Constantine, Metropolitan of Kiev (d. 1159), was sent by Grand Prince Yuri to get the Seal of Approval™ from the Ecumenical Patriarch to become the Metropolitan of Kiev. It seems Yuri’s predecessor Izyaslav had forced the bishops of Russia to elect Schemamonk Clement as metropolitan without Constantinopolitan approval. (Not all the bishops acceded, bless their hearts.) Constantine returned carrying the patriarchal imprimatur, deposed Clement, and disordained Clement’s ordainees. (Unordained? De-ordained?) When Yuri went to the great Kremlin in the sky, bickering arose as to who was the rightful Metropolitan. The princes decided to reshuffle the deck and re-deal—they asked the Patriarch to depose both Constantine and Clement, and send them somebody new. The Patriarch agreed, and Theodore was made Metropolitan. Constantine quietly withdrew to Chernigov.

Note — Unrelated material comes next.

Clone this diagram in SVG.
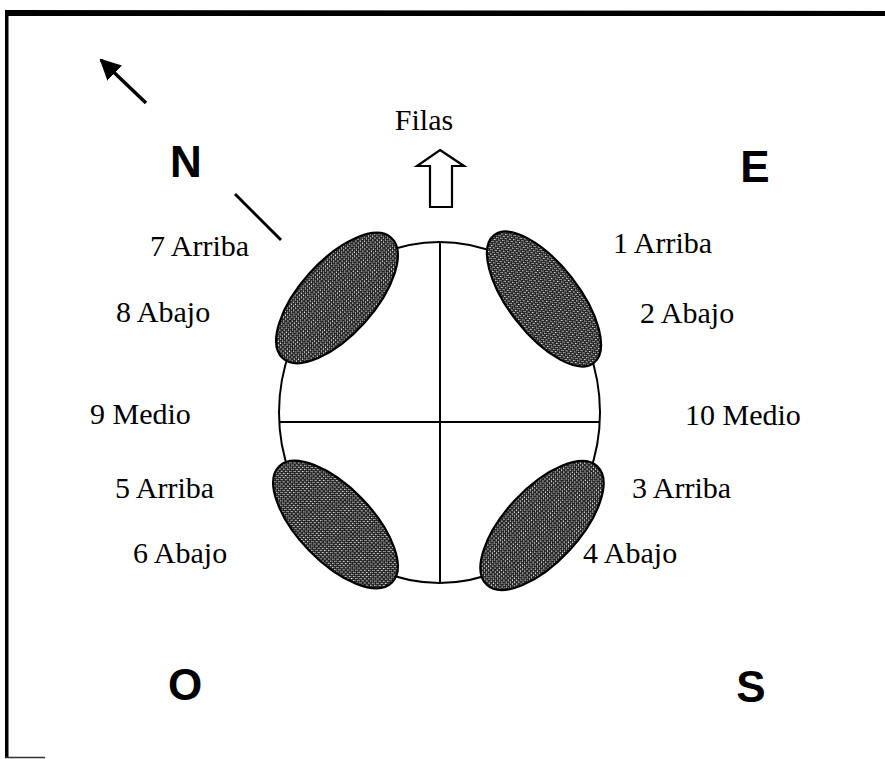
<svg xmlns="http://www.w3.org/2000/svg" width="885" height="759" viewBox="0 0 885 759">
<style>
.lbl{font-family:"Liberation Serif","Times New Roman",serif;font-size:30px;fill:#000}
.dir{font-family:"Liberation Sans",Arial,sans-serif;font-size:44px;font-weight:bold;fill:#000}
.ln{stroke:#000;stroke-width:2;fill:none}
.shade{fill:url(#dots);stroke:#000;stroke-width:2.2}
</style>
<defs>
<pattern id="dots" width="3" height="3" patternUnits="userSpaceOnUse">
<rect width="3" height="3" fill="#222"/>
<rect x="1" y="1" width="1" height="1" fill="#fff"/>
<rect x="2" y="0" width="1" height="1" fill="#bbb"/>
</pattern>
<marker id="ah" viewBox="0 0 10 10" refX="9" refY="5" markerWidth="6" markerHeight="6" orient="auto" markerUnits="strokeWidth">
<path d="M0,0 L10,5 L0,10 z" fill="#000"/>
</marker>
</defs>
<rect width="885" height="759" fill="#fff"/>
<g id="frame">
<polygon points="5,10 885,11 885,16 5,16" fill="#000"/>
<rect x="5" y="10" width="3.5" height="748" fill="#000"/>
<line x1="5" y1="757.5" x2="45" y2="757.5" stroke="#333" stroke-width="1.5"/>
</g>
<g id="connectors">
<line x1="146" y1="103" x2="101" y2="60" stroke="#000" stroke-width="3.5" marker-end="url(#ah)"/>
<line x1="235" y1="194" x2="281" y2="240" stroke="#000" stroke-width="3"/>
</g>
<g id="filas-arrow">
<polygon points="440,150 464,166 452,166 452,207 430,207 430,166 417,166" fill="#fff" stroke="#000" stroke-width="2.2"/>
</g>
<g id="body">
<ellipse cx="439.5" cy="412.5" rx="160.5" ry="170.5" class="ln"/>
<line x1="440" y1="242" x2="440" y2="583" class="ln"/>
<line x1="279" y1="422" x2="600" y2="422" class="ln"/>
</g>
<g id="zone-nw"><ellipse cx="337" cy="298" rx="81" ry="37" class="shade" transform="rotate(-48 337 298)"/></g>
<g id="zone-ne"><ellipse cx="544" cy="299" rx="81" ry="35" class="shade" transform="rotate(52 544 299)"/></g>
<g id="zone-sw"><ellipse cx="335.5" cy="524.5" rx="81" ry="37" class="shade" transform="rotate(46 335.5 524.5)"/></g>
<g id="zone-se"><ellipse cx="542" cy="525.5" rx="81" ry="37" class="shade" transform="rotate(-47 542 525.5)"/></g>
<g id="labels">
<text class="lbl" x="424" y="130" text-anchor="middle">Filas</text>
<text class="lbl" x="150" y="256">7 Arriba</text>
<text class="lbl" x="116" y="322">8 Abajo</text>
<text class="lbl" x="90" y="424">9 Medio</text>
<text class="lbl" x="115" y="498">5 Arriba</text>
<text class="lbl" x="133" y="563">6 Abajo</text>
<text class="lbl" x="613" y="253">1 Arriba</text>
<text class="lbl" x="640" y="323">2 Abajo</text>
<text class="lbl" x="685" y="425">10 Medio</text>
<text class="lbl" x="632" y="498">3 Arriba</text>
<text class="lbl" x="583" y="563">4 Abajo</text>
</g>
<g id="compass">
<text class="dir" x="186" y="177" text-anchor="middle">N</text>
<text class="dir" x="755" y="182" text-anchor="middle">E</text>
<text class="dir" x="185" y="700" text-anchor="middle">O</text>
<text class="dir" x="751" y="702" text-anchor="middle">S</text>
</g>
</svg>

Constantine got the bishop to promise to carry out his will sight unseen (don’t try this at home), and when the will was read, the assembly was horrified—it specified that his body be dragged out of the city and left for the dogs to eat, as penance for the troubles he felt he had caused. The bishop felt constrained by his word, so the body was dumped in a field outside the city limits. Immediately there arose strong winds, earthquakes, thunder, lightning, and other elements of the pathetic fallacy. (Eight people were struck by lightning simultaneously, which ought to be in Guinness if it’s not.) At night, three pillars of fire appeared above the body. After three days of this, Prince Svyatoslav ordered that he be buried with fitting honors. The clouds parted, birds sang, the earthquakes stopped, and the people praised God.
Boniface of Crediton (680–755) (né Winfrid) decided at age 5 to become a monk. At 7 he started school in Exeter. At 14 he moved to the abbey school in Winchester, studied under Winbert, and was monkified. He eventually became director of the school, and wrote the first Latin grammar published in England. He was priested at 30, and went off (with Winbert’s grudging consent) to join a mission to Friesland. The mission failed due to the “ascendancy of the pagans.” What exactly that means is left as an exercise for the reader.
When Winbert died the monks tried to abbotify Winfred, but he escaped to Rome, where Pope (St.) Gregory II gave him the name Boniface and sent him to evangelize Hesse (the region in Bavaria, not Herman). When the local ruler Radbod (stop that) died, Boniface fell back to Friesland, but when Willibrord tried to make him his successor, he returned to Bavaria.
After a whirlwind trip to Rome to be bishopified, Boniface took an axe to the Oak of Thor, a sacred tree near Fritzlar. He then stood on the stump and said to the aghast pagans, “My God’s bigger than your god.” When nothing happened, many of the pagans realized their gods were powerless. We’re not told what the other ones thought. In another place, he found the locals playing a game involving throwing sticks to knock down other sticks (this was before lacrosse had been invented, and entertainment was thin). Boniface reinterpreted the game to signify purity of spirit knocking down demons. Our source doesn’t say if he changed the scoring rubrics.
Eventually he was made Metropolitan of trans-Rhine Germany. He created sees, founded monasteries, presided over synods, and even crowned a king. In his old age he heard that Christian Friesenlanders were deconverting, so he resigned his see and headed back. After he had enjoyed some success there, his camp was one day attacked by a hostile band (perhaps Megadeth). He was killed while reading a book, and for centuries the blood-stained book was displayed as a relic. He is called the “Apostle of Germany,” and is the patron saint of brewers, which seems wonderfully fitting.